Arts and craftsmen

After the Beasties and Beck, the Dust Brothers strike out on their own

"Also, when Paul's Boutique came out, the critics and all these people were saying, 'Oh, this record is great. It's the Sgt. Pepper's of rap, this and that.' But when it came out and didn't do all that well commercially, they all said, 'Oh, well, the record is ahead of its time.' So we thought, 'Wow, if our music's that ahead of its time, we better chill out for a minute and let everybody catch up.'"

Which brings them to Beck and Odelay, an album that picks up where Paul's Boutique left off and carries the ball to the goal line. It is, quite simply, the most exciting record of the year--one on which every second is a trip and tumble to a different place, whether it's the psychedelic freak-out at the end of "Novacane," the unexpected conjunto sample in "Hotwax," the ersatz rock of "Minus," or the deadpan soul of "Where It's At."

Odelay is what happens when a fallen folk-bluesman steps into the studio with two white funk fans, sparks a fattie, then writes and records till night slips imperceptibly into morning. It's a soundtrack for the stoned, an in-joke with a slurred punch line that anyone can understand. There's no such thing as a non sequitur for Beck and the Dust Brothers: Every sample, every aside, every random word is there for a reason--even if it's for no reason at all.

Perhaps that's where Odelay garners its media comparisons to Paul's Boutique: Both albums do black-and-white with amazing grace and style, and if you pay attention from start to finish, there's something new underneath every layer. There's never a dull moment, even during the boring ones; they're both records made by and for the Attention Deficit Disorder Generation.

Simpson sees the comparisons between the two records, even if he doesn't quite know where A connects to B. "It's hard to say what Paul's Boutique did, because it had such a slow build," he says. "I think it opened up a lot of people's minds to hearing all different styles of music, and for the Beasties it was a good sophomore record to establish that they weren't one-hit wonders--that there was some depth there.

"I'm sure Beck was concerned about being taken seriously as an artist.

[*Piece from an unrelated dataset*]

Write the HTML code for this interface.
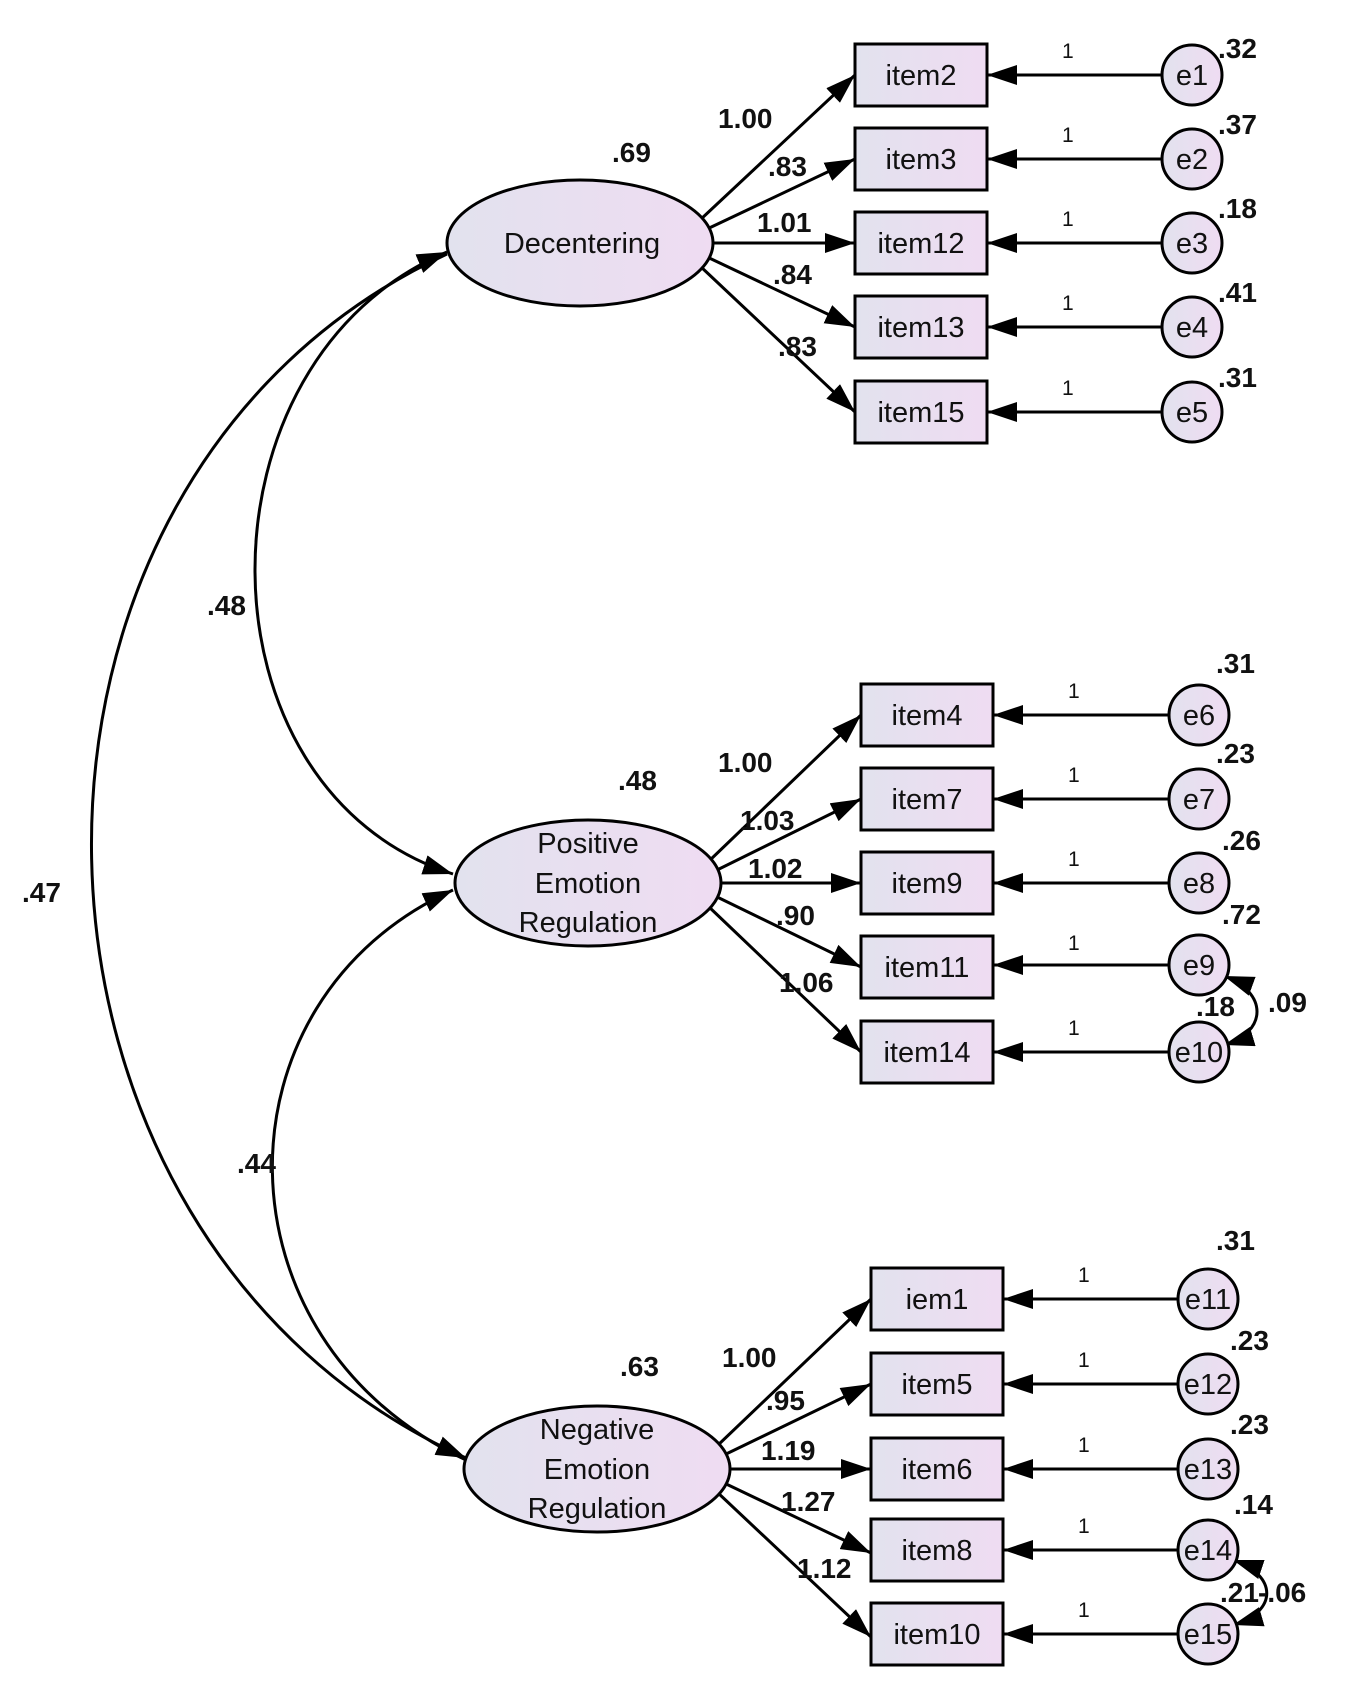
<!DOCTYPE html>
<html><head><meta charset="utf-8"><style>
html,body{margin:0;padding:0;background:#fff;}
svg{display:block;}
text{font-family:"Liberation Sans",sans-serif;fill:#111;}
.n{font-size:29px;text-anchor:middle;}
.v{font-size:28px;font-weight:bold;}
.o{font-size:21px;}
</style></head><body>
<svg width="1350" height="1704" viewBox="0 0 1350 1704" xmlns="http://www.w3.org/2000/svg">
<defs>
<linearGradient id="g" x1="0" x2="1" y1="0" y2="0"><stop offset="0" stop-color="#e2e2ee"/><stop offset="1" stop-color="#efdcf2"/></linearGradient>
<marker id="a" viewBox="0 0 30 20" refX="30" refY="10" markerWidth="30" markerHeight="20" markerUnits="userSpaceOnUse" orient="auto-start-reverse"><path d="M0,0 L30,10 L0,20 z" fill="#000"/></marker>
</defs>
<g stroke="#000" stroke-width="3" fill="none">
<path d="M447,252 C190,360 190,790 453,874" marker-start="url(#a)" marker-end="url(#a)"/>
<path d="M447,254 C-40,480 -20,1240 466,1458" marker-end="url(#a)"/>
<path d="M453,890 C210,1000 210,1340 466,1460" marker-start="url(#a)"/>
<g marker-end="url(#a)">
<path d="M700,220 L855,75"/><path d="M705,230 L855,159"/><path d="M710,243 L855,243"/><path d="M705,256 L855,327"/><path d="M700,266 L855,412"/>
<path d="M708,862 L861,715"/><path d="M713,872 L861,799"/><path d="M718,883 L861,883"/><path d="M713,895 L861,967"/><path d="M708,906 L861,1052"/>
<path d="M717,1446 L871,1299"/><path d="M722,1456 L871,1384"/><path d="M727,1469 L871,1469"/><path d="M722,1482 L871,1553"/><path d="M717,1492 L871,1637"/>
<path d="M1162,75 L987,75"/><path d="M1162,159 L987,159"/><path d="M1162,243 L987,243"/><path d="M1162,327 L987,327"/><path d="M1162,412 L987,412"/>
<path d="M1169,715 L993,715"/><path d="M1169,799 L993,799"/><path d="M1169,883 L993,883"/><path d="M1169,965 L993,965"/><path d="M1169,1052 L993,1052"/>
<path d="M1178,1299 L1003,1299"/><path d="M1178,1384 L1003,1384"/><path d="M1178,1469 L1003,1469"/><path d="M1178,1550 L1003,1550"/><path d="M1178,1634 L1003,1634"/>
</g>
<path d="M1224,976 C1268,992 1268,1032 1224,1045" marker-start="url(#a)" marker-end="url(#a)"/>
<path d="M1233,1560 C1278,1575 1278,1612 1233,1625" marker-start="url(#a)" marker-end="url(#a)"/>
</g>
<g fill="url(#g)" stroke="#000" stroke-width="3">
<ellipse cx="580" cy="243" rx="133" ry="63"/>
<ellipse cx="588" cy="883" rx="133" ry="63"/>
<ellipse cx="597" cy="1469" rx="133" ry="63"/>
</g>
<text class="n" x="582" y="253">Decentering</text>
<text class="n" x="588" y="853">Positive</text><text class="n" x="588" y="893">Emotion</text><text class="n" x="588" y="932">Regulation</text>
<text class="n" x="597" y="1439">Negative</text><text class="n" x="597" y="1479">Emotion</text><text class="n" x="597" y="1518">Regulation</text>
<g fill="url(#g)" stroke="#000" stroke-width="3">
<rect x="855" y="44" width="132" height="62"/><rect x="855" y="128" width="132" height="62"/><rect x="855" y="212" width="132" height="62"/><rect x="855" y="296" width="132" height="62"/><rect x="855" y="381" width="132" height="62"/>
<rect x="861" y="684" width="132" height="62"/><rect x="861" y="768" width="132" height="62"/><rect x="861" y="852" width="132" height="62"/><rect x="861" y="936" width="132" height="62"/><rect x="861" y="1021" width="132" height="62"/>
<rect x="871" y="1268" width="132" height="62"/><rect x="871" y="1353" width="132" height="62"/><rect x="871" y="1438" width="132" height="62"/><rect x="871" y="1519" width="132" height="62"/><rect x="871" y="1603" width="132" height="62"/>
</g>
<text class="n" x="921" y="85">item2</text><text class="n" x="921" y="169">item3</text><text class="n" x="921" y="253">item12</text><text class="n" x="921" y="337">item13</text><text class="n" x="921" y="422">item15</text>
<text class="n" x="927" y="725">item4</text><text class="n" x="927" y="809">item7</text><text class="n" x="927" y="893">item9</text><text class="n" x="927" y="977">item11</text><text class="n" x="927" y="1062">item14</text>
<text class="n" x="937" y="1309">iem1</text><text class="n" x="937" y="1394">item5</text><text class="n" x="937" y="1479">item6</text><text class="n" x="937" y="1560">item8</text><text class="n" x="937" y="1644">item10</text>
<g fill="url(#g)" stroke="#000" stroke-width="3">
<circle cx="1192" cy="75" r="30"/><circle cx="1192" cy="159" r="30"/><circle cx="1192" cy="243" r="30"/><circle cx="1192" cy="327" r="30"/><circle cx="1192" cy="412" r="30"/>
<circle cx="1199" cy="715" r="30"/><circle cx="1199" cy="799" r="30"/><circle cx="1199" cy="883" r="30"/><circle cx="1199" cy="965" r="30"/><circle cx="1199" cy="1052" r="30"/>
<circle cx="1208" cy="1299" r="30"/><circle cx="1208" cy="1384" r="30"/><circle cx="1208" cy="1469" r="30"/><circle cx="1208" cy="1550" r="30"/><circle cx="1208" cy="1634" r="30"/>
</g>
<text class="n" x="1192" y="85">e1</text><text class="n" x="1192" y="169">e2</text><text class="n" x="1192" y="253">e3</text><text class="n" x="1192" y="337">e4</text><text class="n" x="1192" y="422">e5</text>
<text class="n" x="1199" y="725">e6</text><text class="n" x="1199" y="809">e7</text><text class="n" x="1199" y="893">e8</text><text class="n" x="1199" y="975">e9</text><text class="n" x="1199" y="1062">e10</text>
<text class="n" x="1208" y="1309">e11</text><text class="n" x="1208" y="1394">e12</text><text class="n" x="1208" y="1479">e13</text><text class="n" x="1208" y="1560">e14</text><text class="n" x="1208" y="1644">e15</text>
<g class="o">
<text x="1062" y="58">1</text><text x="1062" y="142">1</text><text x="1062" y="226">1</text><text x="1062" y="310">1</text><text x="1062" y="395">1</text>
<text x="1068" y="698">1</text><text x="1068" y="782">1</text><text x="1068" y="866">1</text><text x="1068" y="950">1</text><text x="1068" y="1035">1</text>
<text x="1078" y="1282">1</text><text x="1078" y="1367">1</text><text x="1078" y="1452">1</text><text x="1078" y="1533">1</text><text x="1078" y="1617">1</text>
</g>
<g class="v">
<text x="1218" y="58">.32</text><text x="1218" y="134">.37</text><text x="1218" y="218">.18</text><text x="1218" y="302">.41</text><text x="1218" y="387">.31</text>
<text x="1216" y="673">.31</text><text x="1216" y="763">.23</text><text x="1222" y="850">.26</text><text x="1222" y="924">.72</text>
<text x="1196" y="1016">.18</text><text x="1268" y="1012">.09</text>
<text x="1216" y="1250">.31</text><text x="1230" y="1350">.23</text><text x="1230" y="1434">.23</text><text x="1234" y="1514">.14</text>
<text x="1220" y="1602">.21</text><text x="1258" y="1602">-.06</text>
<text x="612" y="162">.69</text><text x="618" y="790">.48</text><text x="620" y="1376">.63</text>
<text x="207" y="615">.48</text><text x="22" y="902">.47</text><text x="237" y="1173">.44</text>
<text x="718" y="128">1.00</text><text x="768" y="176">.83</text><text x="757" y="232">1.01</text><text x="773" y="284">.84</text><text x="778" y="356">.83</text>
<text x="718" y="772">1.00</text><text x="740" y="830">1.03</text><text x="748" y="878">1.02</text><text x="776" y="925">.90</text><text x="779" y="992">1.06</text>
<text x="722" y="1367">1.00</text><text x="766" y="1410">.95</text><text x="761" y="1460">1.19</text><text x="781" y="1511">1.27</text><text x="797" y="1578">1.12</text>
</g>
</svg>
</body></html>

For him, 'Loser' was an afternoon in the studio; then two years later they were like, 'Hey, we want to put this out,' and he was like, 'Oh, yeah, I remember that. Go ahead.' I think the Beck record will do the same thing for a lot of people that the Beasties' did. They'll listen to it and think, 'Oh, wow, maybe country music isn't that bad.' It will open people's minds a little bit. Everything doesn't have to sound the same. In the old days, people made records more as pieces of art, and if you listen to the Beck record, every song is great. Maybe this will force artists to take a look at what they're doing and realize this is about art.